LIVERPOOL, ENGLAND - Sunday, January 28, 2024: Liverpool's captain Virgil van Dijk (R) celebrates after scoring the fourth goal with team-mate Dominik Szoboszlai during the FA Cup 4th Round match between Liverpool FC and Norwich City FC at Anfield. Liverpool won 5-2. (Photo by David Rawcliffe/Propaganda)

Revealed: How much Liverpool REALLY earn from Nike kit deal – most in Premier League!

Liverpool earn more from shirt sales and merchandise than any other Premier League club, with the true value of their kit deal with Nike revealed by UEFA.

When Liverpool agreed a deal for Nike to take over from New Balance as their kit supplier, the club shook hands on a lower base rate than their previous terms.

Their contract with the American manufacturer was reported to earn them a minimum of £30 million a season – down from £45 million under New Balance – but with a significant percentage of royalties on sales.

That includes kits and merchandise, which in a new study from UEFA, is shown to have paid off handsomely.

UEFA’s ‘European Club Finance and Investment Landscape’ report reveals that Liverpool earned £113.1 million from kit and merchandise sales in 2022/23.

(Graphic via UEFA)

That is behind only Barcelona (£153.25m), Real Madrid (£132.7m) and Bayern Munich (£125.9m) across Europe, and more than Man United (£111.3m) in fifth.

There is a sharp drop of 34 percent from the top five to sixth-placed Paris Saint-Germain (£83.1m), who are in a similar ballpark to the next Premier League clubs in Arsenal (£76.2m) and Chelsea (£74.5).

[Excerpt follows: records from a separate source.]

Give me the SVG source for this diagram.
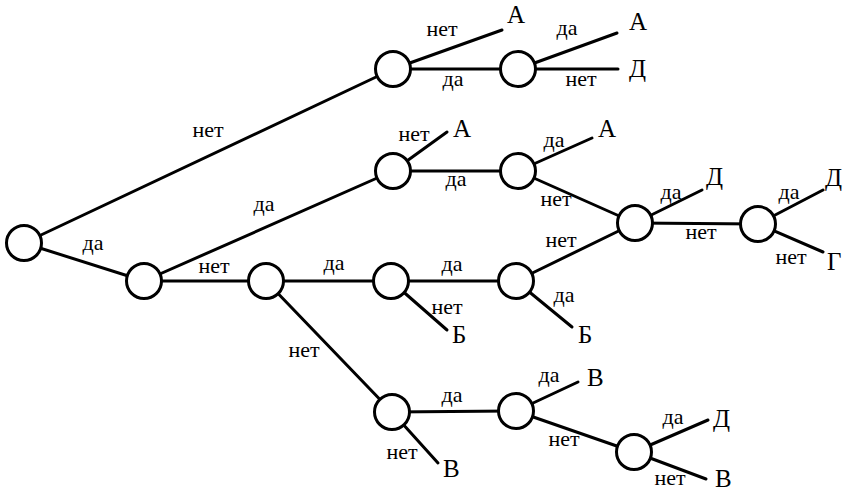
<svg xmlns="http://www.w3.org/2000/svg" width="849" height="492" viewBox="0 0 849 492">
  <style>
    .edge { stroke: #000; stroke-width: 3; fill: none; stroke-linecap: round; }
    .node { fill: #fff; stroke: #000; stroke-width: 3; }
    .lbl { font-family: "Liberation Serif", "Times New Roman", serif; font-size: 22px; fill: #000; text-anchor: middle; }
    .leaf { font-family: "Liberation Serif", "Times New Roman", serif; font-size: 25px; fill: #000; }
  </style>
  <rect width="849" height="492" fill="#fff"/>

  <!-- connectors: drawn centre to centre, node discs cover the inner ends -->
  <g id="connectors">
    <line class="edge" x1="24" y1="243" x2="393" y2="69"/>
    <line class="edge" x1="24" y1="243" x2="144" y2="281"/>
    <line class="edge" x1="144" y1="281" x2="393" y2="171"/>
    <line class="edge" x1="144" y1="281" x2="266" y2="281"/>
    <line class="edge" x1="266" y1="281" x2="391" y2="281"/>
    <line class="edge" x1="266" y1="281" x2="392" y2="412"/>
    <!-- top branch -->
    <line class="edge" x1="393" y1="69" x2="502" y2="30"/>
    <line class="edge" x1="393" y1="69" x2="518" y2="69"/>
    <line class="edge" x1="518" y1="69" x2="617" y2="33"/>
    <line class="edge" x1="518" y1="69" x2="618" y2="69"/>
    <!-- second branch -->
    <line class="edge" x1="393" y1="171" x2="447" y2="132"/>
    <line class="edge" x1="393" y1="171" x2="518" y2="171"/>
    <line class="edge" x1="518" y1="171" x2="592" y2="138"/>
    <line class="edge" x1="518" y1="171" x2="635" y2="223"/>
    <line class="edge" x1="635" y1="223" x2="702" y2="190"/>
    <line class="edge" x1="635" y1="223" x2="758" y2="224"/>
    <line class="edge" x1="758" y1="224" x2="823" y2="190"/>
    <line class="edge" x1="758" y1="224" x2="823" y2="252"/>
    <!-- third branch -->
    <line class="edge" x1="391" y1="281" x2="516" y2="281"/>
    <line class="edge" x1="391" y1="281" x2="447" y2="330"/>
    <line class="edge" x1="516" y1="281" x2="635" y2="223"/>
    <line class="edge" x1="516" y1="281" x2="572" y2="327"/>
    <!-- bottom branch -->
    <line class="edge" x1="392" y1="412" x2="516" y2="411"/>
    <line class="edge" x1="392" y1="412" x2="438" y2="463"/>
    <line class="edge" x1="516" y1="411" x2="578" y2="382"/>
    <line class="edge" x1="516" y1="411" x2="634" y2="452"/>
    <line class="edge" x1="634" y1="452" x2="708" y2="420"/>
    <line class="edge" x1="634" y1="452" x2="706" y2="479"/>
  </g>

  <!-- edge labels -->
  <g id="edge-labels">
    <text class="lbl" x="208" y="137">нет</text>
    <text class="lbl" x="93" y="250">да</text>
    <text class="lbl" x="264" y="211">да</text>
    <text class="lbl" x="214" y="273">нет</text>
    <text class="lbl" x="334" y="270">да</text>
    <text class="lbl" x="304" y="357">нет</text>
    <text class="lbl" x="442" y="36">нет</text>
    <text class="lbl" x="453" y="86">да</text>
    <text class="lbl" x="567" y="35">да</text>
    <text class="lbl" x="581" y="86">нет</text>
    <text class="lbl" x="414" y="141">нет</text>
    <text class="lbl" x="456" y="186">да</text>
    <text class="lbl" x="554" y="147">да</text>
    <text class="lbl" x="556" y="206">нет</text>
    <text class="lbl" x="671" y="199">да</text>
    <text class="lbl" x="701" y="239">нет</text>
    <text class="lbl" x="789" y="199">да</text>
    <text class="lbl" x="791" y="264">нет</text>
    <text class="lbl" x="452" y="271">да</text>
    <text class="lbl" x="447" y="314">нет</text>
    <text class="lbl" x="561" y="247">нет</text>
    <text class="lbl" x="564" y="302">да</text>
    <text class="lbl" x="452" y="402">да</text>
    <text class="lbl" x="402" y="459">нет</text>
    <text class="lbl" x="549" y="382">да</text>
    <text class="lbl" x="564" y="446">нет</text>
    <text class="lbl" x="673" y="424">да</text>
    <text class="lbl" x="670" y="485">нет</text>
  </g>

  <!-- decision nodes -->
  <g id="n0"><circle class="node" cx="24" cy="243" r="17.5"/></g>
  <g id="n1"><circle class="node" cx="144" cy="281" r="17.5"/></g>
  <g id="n2"><circle class="node" cx="266" cy="281" r="17.5"/></g>
  <g id="n3"><circle class="node" cx="393" cy="69" r="17.5"/></g>
  <g id="n4"><circle class="node" cx="393" cy="171" r="17.5"/></g>
  <g id="n5"><circle class="node" cx="391" cy="281" r="17.5"/></g>
  <g id="n6"><circle class="node" cx="392" cy="412" r="17.5"/></g>
  <g id="n7"><circle class="node" cx="518" cy="69" r="17.5"/></g>
  <g id="n8"><circle class="node" cx="518" cy="171" r="17.5"/></g>
  <g id="n9"><circle class="node" cx="516" cy="281" r="17.5"/></g>
  <g id="n10"><circle class="node" cx="516" cy="411" r="17.5"/></g>
  <g id="n11"><circle class="node" cx="635" cy="223" r="17.5"/></g>
  <g id="n12"><circle class="node" cx="758" cy="224" r="17.5"/></g>
  <g id="n13"><circle class="node" cx="634" cy="452" r="17.5"/></g>

  <!-- outcomes -->
  <g id="leaf-a1"><text class="leaf" x="507" y="23">А</text></g>
  <g id="leaf-a2"><text class="leaf" x="629" y="30">А</text></g>
  <g id="leaf-d1"><text class="leaf" x="629" y="77">Д</text></g>
  <g id="leaf-a3"><text class="leaf" x="453" y="137">А</text></g>
  <g id="leaf-a4"><text class="leaf" x="598" y="137">А</text></g>
  <g id="leaf-d2"><text class="leaf" x="706" y="185">Д</text></g>
  <g id="leaf-d3"><text class="leaf" x="825" y="186">Д</text></g>
  <g id="leaf-g"><text class="leaf" x="827" y="270">Г</text></g>
  <g id="leaf-b1"><text class="leaf" x="452" y="343">Б</text></g>
  <g id="leaf-b2"><text class="leaf" x="578" y="343">Б</text></g>
  <g id="leaf-v1"><text class="leaf" x="443" y="477">В</text></g>
  <g id="leaf-v2"><text class="leaf" x="587" y="386">В</text></g>
  <g id="leaf-d4"><text class="leaf" x="713" y="427">Д</text></g>
  <g id="leaf-v3"><text class="leaf" x="715" y="487">В</text></g>
</svg>
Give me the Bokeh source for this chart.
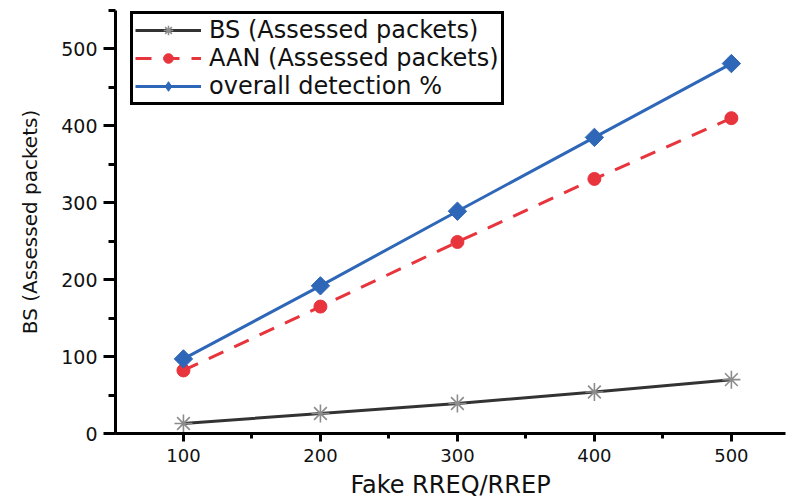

Unsurprisingly, despite filing alleged record revenues last year, Man City made the 11th-most in kit and merchandise sales (£62.5m) – just over half that of Liverpool.

Close-up Liverpool home kit 2023-24 Nike shirt. (Pic by David Rawcliffe/Propaganda)

UEFA’s figures suggest that Liverpool’s royalty payments from Nike are worth over £80 million, with it reported that their agreement earns 20 percent of all proceeds.

It is unclear, however, whether this includes any other payouts from areas such as sponsorships and advertising.

The club actually earned less from kit and merchandise sales in 2022/23 than in the previous campaign, with a drop of around one percent from £117.3 million in 2021/22.

Liverpool are nearing the end of their fourth season in partnership with Nike, with their current deal believed to expire at the end of next season.